**WRITTEN TASK:**
In the listing below, find every line with the string "chart" and pull it out.

**SUPPLIED RECORDS:**
----
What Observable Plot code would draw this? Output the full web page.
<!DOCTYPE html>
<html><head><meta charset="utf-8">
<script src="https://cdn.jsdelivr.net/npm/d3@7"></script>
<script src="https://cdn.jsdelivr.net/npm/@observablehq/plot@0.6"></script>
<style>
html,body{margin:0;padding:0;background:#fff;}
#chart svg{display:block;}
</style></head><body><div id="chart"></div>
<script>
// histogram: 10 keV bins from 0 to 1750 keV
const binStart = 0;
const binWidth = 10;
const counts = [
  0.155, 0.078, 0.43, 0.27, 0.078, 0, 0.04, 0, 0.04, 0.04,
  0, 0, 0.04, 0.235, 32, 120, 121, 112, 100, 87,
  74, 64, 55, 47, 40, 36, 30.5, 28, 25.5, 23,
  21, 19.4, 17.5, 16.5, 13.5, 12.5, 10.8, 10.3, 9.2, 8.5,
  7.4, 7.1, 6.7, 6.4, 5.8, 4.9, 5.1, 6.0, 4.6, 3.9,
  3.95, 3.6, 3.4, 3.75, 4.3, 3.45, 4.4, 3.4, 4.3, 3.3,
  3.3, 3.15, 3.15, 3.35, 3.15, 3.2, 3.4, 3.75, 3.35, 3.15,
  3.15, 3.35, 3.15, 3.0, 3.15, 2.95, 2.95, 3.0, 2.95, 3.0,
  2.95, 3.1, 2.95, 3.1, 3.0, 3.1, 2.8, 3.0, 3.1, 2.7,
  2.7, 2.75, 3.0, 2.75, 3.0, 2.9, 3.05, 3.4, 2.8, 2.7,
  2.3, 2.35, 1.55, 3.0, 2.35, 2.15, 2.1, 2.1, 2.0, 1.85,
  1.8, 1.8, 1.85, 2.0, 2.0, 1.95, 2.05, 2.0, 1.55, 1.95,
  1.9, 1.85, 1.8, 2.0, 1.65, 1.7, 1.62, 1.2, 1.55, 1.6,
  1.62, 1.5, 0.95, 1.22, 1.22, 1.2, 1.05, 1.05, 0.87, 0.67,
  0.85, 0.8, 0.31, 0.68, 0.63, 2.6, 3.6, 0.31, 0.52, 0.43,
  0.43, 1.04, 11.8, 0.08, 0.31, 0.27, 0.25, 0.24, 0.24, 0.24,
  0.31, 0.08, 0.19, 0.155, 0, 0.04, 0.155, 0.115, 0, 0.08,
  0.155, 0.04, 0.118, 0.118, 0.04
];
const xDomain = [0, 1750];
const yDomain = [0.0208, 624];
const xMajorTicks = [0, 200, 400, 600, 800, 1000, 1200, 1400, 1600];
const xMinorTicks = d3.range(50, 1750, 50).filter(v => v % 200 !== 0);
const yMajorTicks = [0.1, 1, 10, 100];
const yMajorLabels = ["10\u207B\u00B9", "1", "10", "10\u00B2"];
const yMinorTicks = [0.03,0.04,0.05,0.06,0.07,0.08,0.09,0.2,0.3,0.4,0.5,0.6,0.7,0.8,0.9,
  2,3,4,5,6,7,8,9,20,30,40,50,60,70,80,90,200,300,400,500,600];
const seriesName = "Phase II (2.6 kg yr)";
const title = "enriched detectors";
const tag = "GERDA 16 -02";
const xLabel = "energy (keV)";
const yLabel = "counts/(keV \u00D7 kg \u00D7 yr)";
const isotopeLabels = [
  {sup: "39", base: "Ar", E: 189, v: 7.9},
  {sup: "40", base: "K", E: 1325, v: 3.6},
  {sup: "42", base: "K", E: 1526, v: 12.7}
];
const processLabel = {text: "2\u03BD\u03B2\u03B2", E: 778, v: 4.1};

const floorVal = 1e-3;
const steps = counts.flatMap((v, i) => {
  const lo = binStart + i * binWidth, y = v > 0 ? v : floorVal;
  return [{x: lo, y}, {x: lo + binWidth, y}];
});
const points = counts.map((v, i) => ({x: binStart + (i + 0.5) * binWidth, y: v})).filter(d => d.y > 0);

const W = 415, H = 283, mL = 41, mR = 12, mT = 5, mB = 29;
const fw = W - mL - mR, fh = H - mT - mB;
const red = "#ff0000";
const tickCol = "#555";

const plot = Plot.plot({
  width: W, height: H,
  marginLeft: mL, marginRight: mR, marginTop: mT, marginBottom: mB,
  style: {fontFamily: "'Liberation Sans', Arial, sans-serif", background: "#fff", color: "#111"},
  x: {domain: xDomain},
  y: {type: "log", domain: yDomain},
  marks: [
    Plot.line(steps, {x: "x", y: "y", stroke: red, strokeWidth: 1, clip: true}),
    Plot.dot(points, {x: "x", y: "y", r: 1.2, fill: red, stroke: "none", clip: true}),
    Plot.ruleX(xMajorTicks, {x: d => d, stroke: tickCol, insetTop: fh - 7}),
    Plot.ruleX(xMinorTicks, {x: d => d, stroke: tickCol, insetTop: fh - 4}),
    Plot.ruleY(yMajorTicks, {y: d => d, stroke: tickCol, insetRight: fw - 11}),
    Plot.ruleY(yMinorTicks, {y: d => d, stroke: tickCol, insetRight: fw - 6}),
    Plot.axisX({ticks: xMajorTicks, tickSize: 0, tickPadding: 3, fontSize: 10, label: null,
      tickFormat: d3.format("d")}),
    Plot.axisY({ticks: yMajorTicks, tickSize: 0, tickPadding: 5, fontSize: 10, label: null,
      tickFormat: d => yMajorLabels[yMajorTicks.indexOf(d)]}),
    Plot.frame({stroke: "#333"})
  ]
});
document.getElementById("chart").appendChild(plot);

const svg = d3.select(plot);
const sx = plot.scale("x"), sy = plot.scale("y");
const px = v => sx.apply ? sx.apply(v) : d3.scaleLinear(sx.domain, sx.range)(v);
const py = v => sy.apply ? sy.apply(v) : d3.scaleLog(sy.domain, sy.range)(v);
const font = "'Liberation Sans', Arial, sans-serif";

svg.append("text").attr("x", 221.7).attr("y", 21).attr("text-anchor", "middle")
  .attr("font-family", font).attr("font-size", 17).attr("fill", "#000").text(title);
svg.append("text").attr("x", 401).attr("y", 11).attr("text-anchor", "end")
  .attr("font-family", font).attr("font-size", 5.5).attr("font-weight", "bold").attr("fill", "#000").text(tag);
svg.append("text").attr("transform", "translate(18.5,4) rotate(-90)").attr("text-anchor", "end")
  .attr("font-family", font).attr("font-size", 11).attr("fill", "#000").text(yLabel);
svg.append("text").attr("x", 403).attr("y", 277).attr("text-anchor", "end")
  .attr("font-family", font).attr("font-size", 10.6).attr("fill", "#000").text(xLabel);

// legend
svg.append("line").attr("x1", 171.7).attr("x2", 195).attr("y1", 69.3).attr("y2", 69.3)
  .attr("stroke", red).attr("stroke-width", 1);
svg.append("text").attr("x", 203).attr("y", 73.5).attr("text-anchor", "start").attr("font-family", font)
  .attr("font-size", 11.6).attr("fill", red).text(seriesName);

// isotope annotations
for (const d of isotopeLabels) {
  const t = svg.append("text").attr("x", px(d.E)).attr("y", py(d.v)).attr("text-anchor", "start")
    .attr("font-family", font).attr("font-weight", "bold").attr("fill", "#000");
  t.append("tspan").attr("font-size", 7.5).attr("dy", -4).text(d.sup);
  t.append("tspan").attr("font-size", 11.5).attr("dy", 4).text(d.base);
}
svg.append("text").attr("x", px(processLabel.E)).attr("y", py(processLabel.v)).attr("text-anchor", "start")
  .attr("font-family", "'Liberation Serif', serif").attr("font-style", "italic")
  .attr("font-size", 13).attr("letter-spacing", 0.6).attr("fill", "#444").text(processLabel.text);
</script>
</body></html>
----
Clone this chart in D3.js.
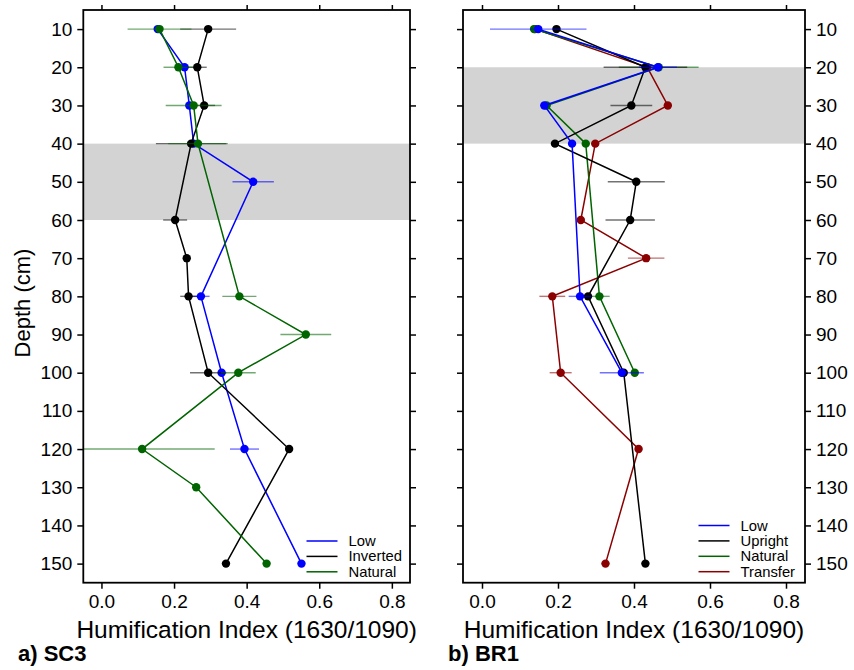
----
**EXERCISE RESPONSE:**
#chart svg{display:block;}
</style></head><body><div id="chart"></div>
document.getElementById("chart").appendChild(plot);
Clone this chart in D3.js.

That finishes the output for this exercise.